Domestic Wines Boost U.S. Wine Sales in May
June 18, 2019
Sonoma, Calif. – Domestic wines are playing a key role in the growth of U.S. wine sales, according to the latest release of data from Wines Vines Analytics.
While tariff battles and shifts in global supplies complicate the international wine market, recent data from bw166 indicated that domestic table and sparkling wines gained 4% in the 12 months ended in May, totaling $48 billion. This worked out to an additional $1.7 billion in sales in the period. The growth outpaced that of packaged imports, which typically account for a third of total wine sales in the U.S. However, in the 12 months ended May, sales of packaged imports increased just 2% to $23 billion, inching down in their share of total wine sales in the U.S.

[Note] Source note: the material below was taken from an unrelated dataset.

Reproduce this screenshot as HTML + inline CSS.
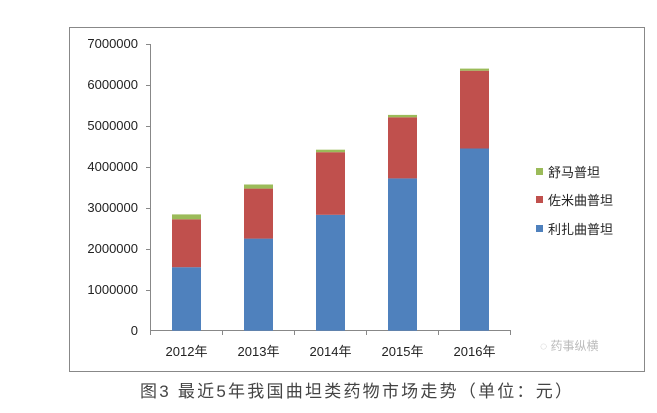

Meanwhile, imported bulk wines as a component of domestic wine sales dropped 20% to $1.6 billion, underscoring an ongoing shift to more affordable domestic supplies that began with the 2017 crop. Jon Moramarco, principal of bw166, noted in a recent webinar that the pendulum could shift in favor of imported bulk wine, but such a change would be a function of several variables.
Off-premise sales up 2% by value
Drilling into off-premise sales tracked by Nielsen, domestic table and sparkling wines increased 2% in the four weeks ended May 18 to $821 million. Consumers continued to spend more for the amount purchased, with volumes falling more than 1% from a year earlier to 9.3 million cases. Table wines led volumes lower while sparkling wine sales saw increases in both value (up 11%) and volume (up 8%). However, the long-term trend for both types of wine was toward greater value and less volume. In the 52 weeks ended May 18, domestic table and sparkling wine sales increased 1% to $11.2 billion, while volumes in the period declined more than 1% to 126.7 million cases.
While domestic wines are enjoying the upper hand in terms of growth, they’ve also benefitted from the momentum of popular imported wines, notably prosecco, rosé and Sauvignon Blanc. Nielsen data indicated that New Zealand and France saw strongest growth among imported table wines during the latest 52 weeks at 9% and 8%, respectively. The two countries represented 25% of the $3.8 billion of imported table wines sold off-premise in the period. Sauvignon Blanc and rosé have been key growth factors for both countries.
Prosecco leads among imports
Italy, meanwhile, is the dominant source of imported wines sold the Nielsen off-premise channels. It held a 31% share of table wine sales at $1.2 billion and a 58% share of sparkling wine sales at $584 million. Prosecco, the best-known sparkling wine from Italy, is the single best-selling sparkling wine in the U.S. and well represented among the country’s top brands, including La Marca (the 19th largest by sales), as well as contributing to the growth of Josh, which saw the biggest sales increase of any off-premise brand in the latest 52 weeks.
Direct-to-consumer (DtC) shipments continue to increase, rising 9% in May to $249 million, according to Wines Vines Analytics/ShipCompliant. Shipment volume totaled 574,253 cases, up more than 5%. The channel’s growth makes it one of the most appealing for wineries in a competitive market both in terms of the volume and access to shelf space.
Napa County wineries, which have long dominated the channel and maintain a 47% share by shipment value, illustrates the some of the trends at play.
The total value of DtC shipments by Napa wineries in the 12 months ended May increased 10% to $1.5 billion. This represented a lower proportion of DtC shipments than in previous years as more wineries across the country became active in the channel. Similarly, shipments went to a broader range of destinations as more consumers began taking advantage of the channel. Similar to off-premise trends, consumers were also receiving more expensive wines.
Winery hiring remained stable in May, according to Winejobs.com’s Winery Job Index. While the main index slipped 1% in May to 464, year-to-date index activity was 8% stronger than two years ago. This pointed to an ongoing moderation rather than a downturn. Indeed, demand for vineyard labor as well as winemaking and production positions remained strong in May, rising 28% and 19%, respectively. The increases helped offset declines for direct-to-consumer positions, including tasting room and retail staff, which softened 23%.